Which track within 'Prepare to Apologize' is your band's favorite? Which songs are you most drawn to and why?

Ralph is partial to “Gray Ledge” because Roman sings that one, and Ralph has a phobia of his own voice. He also loves the way that “Zeros and Ones” came together with its two movements, and how it ties in lyrically with the Epilogue, which is also a reprise of “Gray Ledge.” Roman, at gunpoint, might admit that “Honey, Your Heart Is a Hurricane” is his favorite on the album because of its frankly disorienting structure. We thrive on discomfortit’s cleansing. Now, speaking on behalf of our drummer Rutger (who is non-verbal), we don't think he likes any of it.

What inspired your group to fuel your album, 'Prepare to Apologize,' with various spoken word poems? How do the poems add to and amplify the album's concept and theme?

“The Jellyfish” happened live one night while Ralph was struggling to recall the lyrics to “CMND/CTRL.” Anticipating an oncoming panic attack, Roman piped in with a semi-autobiographical account of his love-drunk misadventures with an aquatic invertebrate. “The Man in the Padded Room” is, we believe, an actual live recording of a senile man who wandered into the vocal booth and mistook it for a padded containment cell. The Epilogue is just Ralph rambling incoherently while high on a cocktail of psychedelics. These recordings found their way onto the album because, again, we have little to no idea what we're doing.
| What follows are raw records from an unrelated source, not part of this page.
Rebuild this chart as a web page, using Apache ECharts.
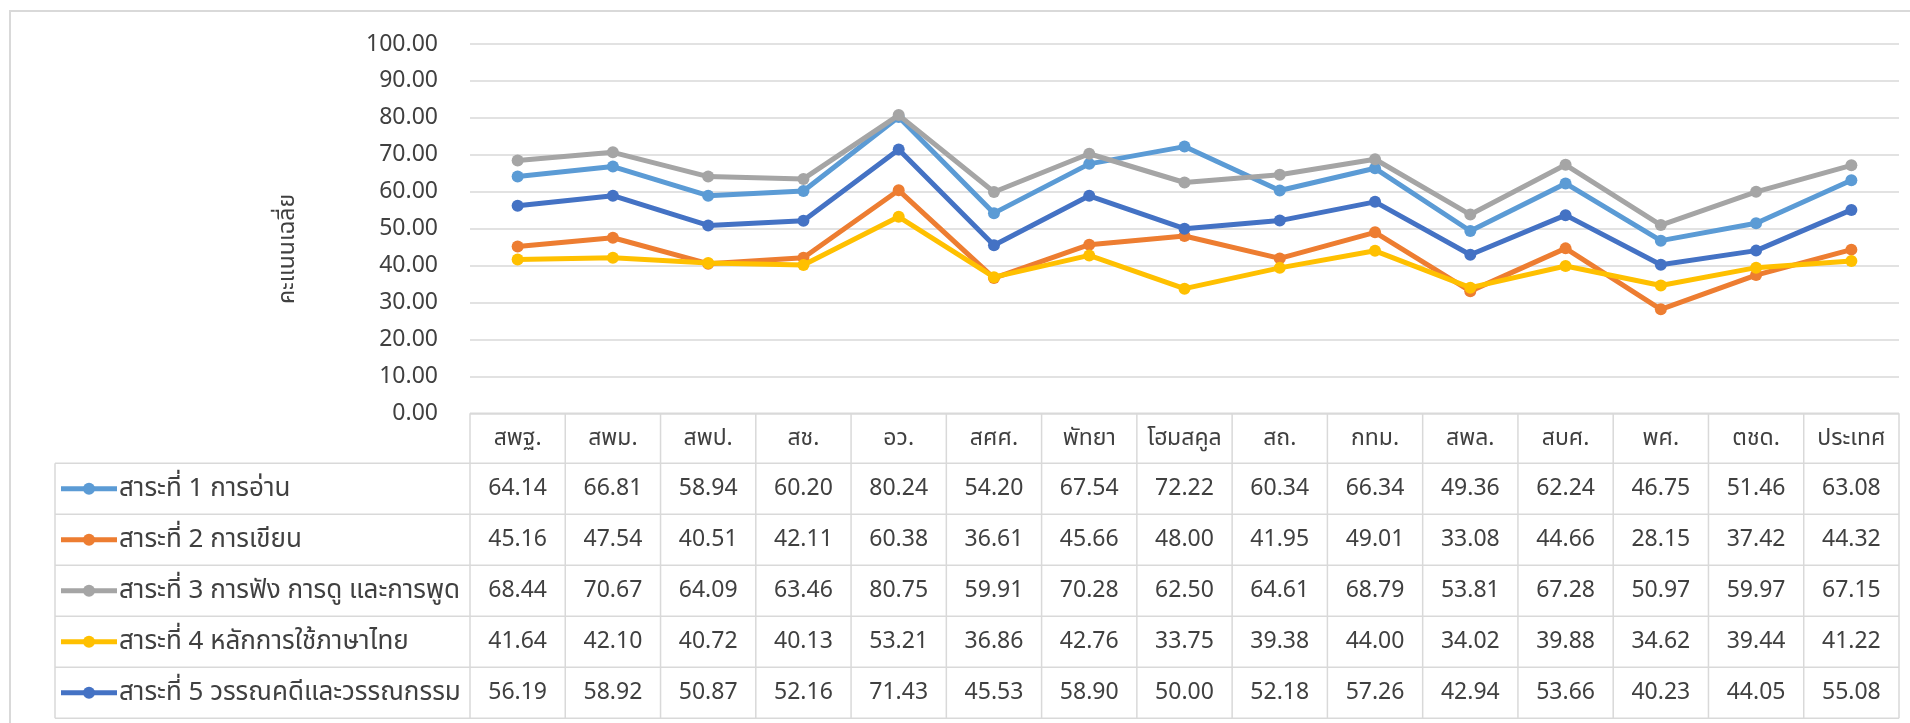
<!DOCTYPE html>
<html>
<head>
<meta charset="utf-8">
<script src="https://cdn.jsdelivr.net/npm/echarts@6/dist/echarts.min.js"></script>
<style>
html,body{margin:0;padding:0;background:#fff;}
#chart{width:1910px;height:723px;}
</style>
</head>
<body>
<div id="chart"></div>
<script>
const categories = ['สพฐ.','สพม.','สพป.','สช.','อว.','สศศ.','พัทยา','โฮมสคูล','สถ.','กทม.','สพล.','สบศ.','พศ.','ตชด.','ประเทศ'];
const seriesNames = ['สาระที่ 1 การอ่าน','สาระที่ 2 การเขียน','สาระที่ 3 การฟัง การดู และการพูด','สาระที่ 4 หลักการใช้ภาษาไทย','สาระที่ 5 วรรณคดีและวรรณกรรม'];
const s1 = [64.14,66.81,58.94,60.20,80.24,54.20,67.54,72.22,60.34,66.34,49.36,62.24,46.75,51.46,63.08];
const s2 = [45.16,47.54,40.51,42.11,60.38,36.61,45.66,48.00,41.95,49.01,33.08,44.66,28.15,37.42,44.32];
const s3 = [68.44,70.67,64.09,63.46,80.75,59.91,70.28,62.50,64.61,68.79,53.81,67.28,50.97,59.97,67.15];
const s4 = [41.64,42.10,40.72,40.13,53.21,36.86,42.76,33.75,39.38,44.00,34.02,39.88,34.62,39.44,41.22];
const s5 = [56.19,58.92,50.87,52.16,71.43,45.53,58.90,50.00,52.18,57.26,42.94,53.66,40.23,44.05,55.08];
const yTicks = [0,10,20,30,40,50,60,70,80,90,100];
const yTitle = 'คะแนนเฉลี่ย';

const colors = ['#5B9BD5','#ED7D31','#A5A5A5','#FFC000','#4472C4'];
const seriesData = [s1,s2,s3,s4,s5];
const FONT = '"Noto Sans", "Noto Sans Thai", Tahoma, sans-serif';
const TXT = '#404040';
const GRID_C = '#d9d9d9';

const chart = echarts.init(document.getElementById('chart'), null, {renderer:'canvas'});
const option = {
  animation:false,
  backgroundColor:'#fff',
  textStyle:{fontFamily:FONT},
  grid:{left:470, right:11, top:44, bottom:309.7, containLabel:false},
  xAxis:{
    type:'category', data:categories, boundaryGap:true,
    axisLine:{show:false}, axisTick:{show:false}, axisLabel:{show:false}, splitLine:{show:false}
  },
  yAxis:{
    type:'value', min:yTicks[0], max:yTicks[yTicks.length-1], interval:10,
    axisLine:{show:false}, axisTick:{show:false},
    axisLabel:{fontSize:23, color:TXT, margin:32, fontFamily:FONT, formatter:v=>v.toFixed(2)},
    splitLine:{lineStyle:{color:GRID_C, width:1.5}}
  },
  series: seriesData.map((d,i)=>({
    name:seriesNames[i], type:'line', data:d, color:colors[i],
    symbol:'circle', symbolSize:12, showSymbol:true,
    lineStyle:{width:5, color:colors[i]}, itemStyle:{color:colors[i]}, z:2+i
  }))
};
chart.setOption(option);

// Build data table from axis geometry
const g = [];
const y0 = chart.convertToPixel({yAxisIndex:0}, 0);
const xc = categories.map((c,i)=>chart.convertToPixel({xAxisIndex:0}, i));
const band = xc.length>1 ? (xc[1]-xc[0]) : 95;
const leftEdge = xc[0]-band/2, rightEdge = xc[xc.length-1]+band/2;
const headerH = 50, rowH = 51, legendLeft = 55;
const rowsTop = y0 + headerH;
const bottom = rowsTop + rowH*seriesNames.length;
const ls = {stroke:GRID_C, lineWidth:1.5};
g.push({type:'line', shape:{x1:leftEdge,y1:y0,x2:rightEdge,y2:y0}, style:ls});
for(let r=0;r<=seriesNames.length;r++){
  const y = rowsTop + rowH*r;
  g.push({type:'line', shape:{x1:legendLeft,y1:y,x2:rightEdge,y2:y}, style:ls});
}
g.push({type:'line', shape:{x1:legendLeft,y1:rowsTop,x2:legendLeft,y2:bottom}, style:ls});
for(let i=0;i<=categories.length;i++){
  const x = leftEdge + band*i;
  g.push({type:'line', shape:{x1:x,y1:y0,x2:x,y2:bottom}, style:ls});
}
categories.forEach((c,i)=>{
  g.push({type:'text', x:xc[i], y:y0+headerH/2, style:{text:c, fontSize:23, fontFamily:FONT, fill:TXT, align:'center', verticalAlign:'middle'}});
});
seriesNames.forEach((n,r)=>{
  const cy = rowsTop + rowH*r + rowH/2;
  g.push({type:'line', shape:{x1:61,y1:cy,x2:117,y2:cy}, style:{stroke:colors[r], lineWidth:5}});
  g.push({type:'circle', shape:{cx:89,cy:cy,r:6}, style:{fill:colors[r]}});
  g.push({type:'text', x:119, y:cy, style:{text:n, fontSize:26, fontFamily:FONT, fill:TXT, align:'left', verticalAlign:'middle'}});
  seriesData[r].forEach((v,i)=>{
    g.push({type:'text', x:xc[i], y:cy, style:{text:v.toFixed(2), fontSize:23, fontFamily:FONT, fill:TXT, align:'center', verticalAlign:'middle'}});
  });
});
g.push({type:'text', x:287, y:249, rotation:Math.PI/2, style:{text:yTitle, fontSize:23, fontFamily:FONT, fill:TXT, align:'center', verticalAlign:'middle'}});
g.push({type:'rect', shape:{x:10,y:11,width:1920,height:740}, style:{fill:'none', stroke:GRID_C, lineWidth:2}, silent:true});
chart.setOption({graphic:g});
</script>
</body>
</html>
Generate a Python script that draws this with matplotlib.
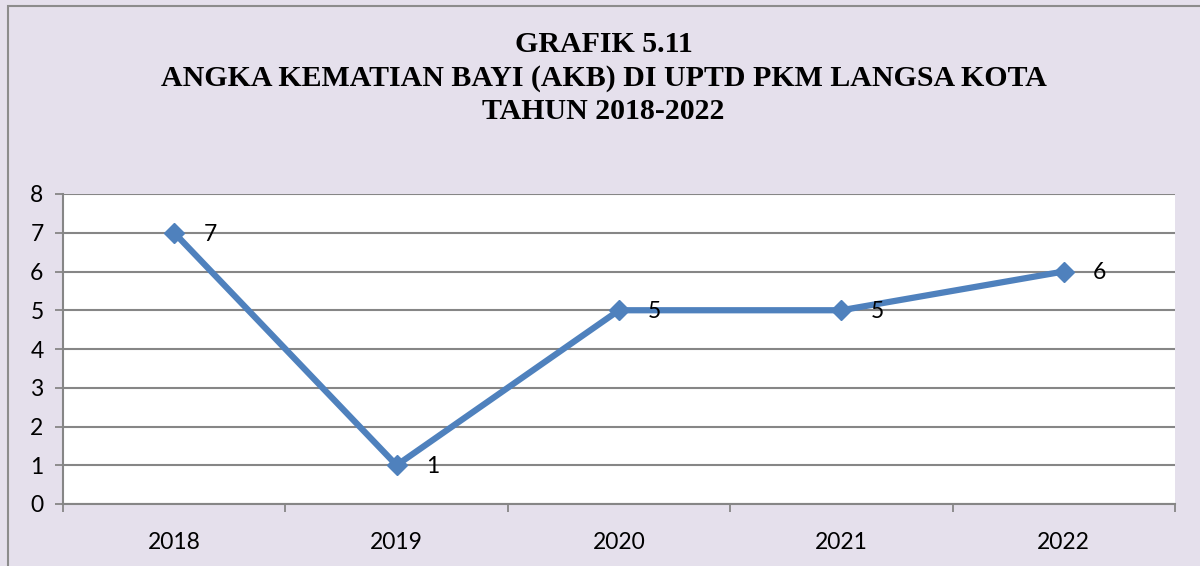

What's next for Trauma Cat?

Ideally, not much. But, unfortunately, we have a second album nearly finished and quite a bit more material written beyond that. There’s also a lot of “content” not otherwise known as music in the pipeline, we’re sad to say. So, really, as much as the band would like to throw in the towel, we seem to be hopelessly caught in the merciless gravitational pull of the black hole that is our collective creative endeavors. Sorry about that!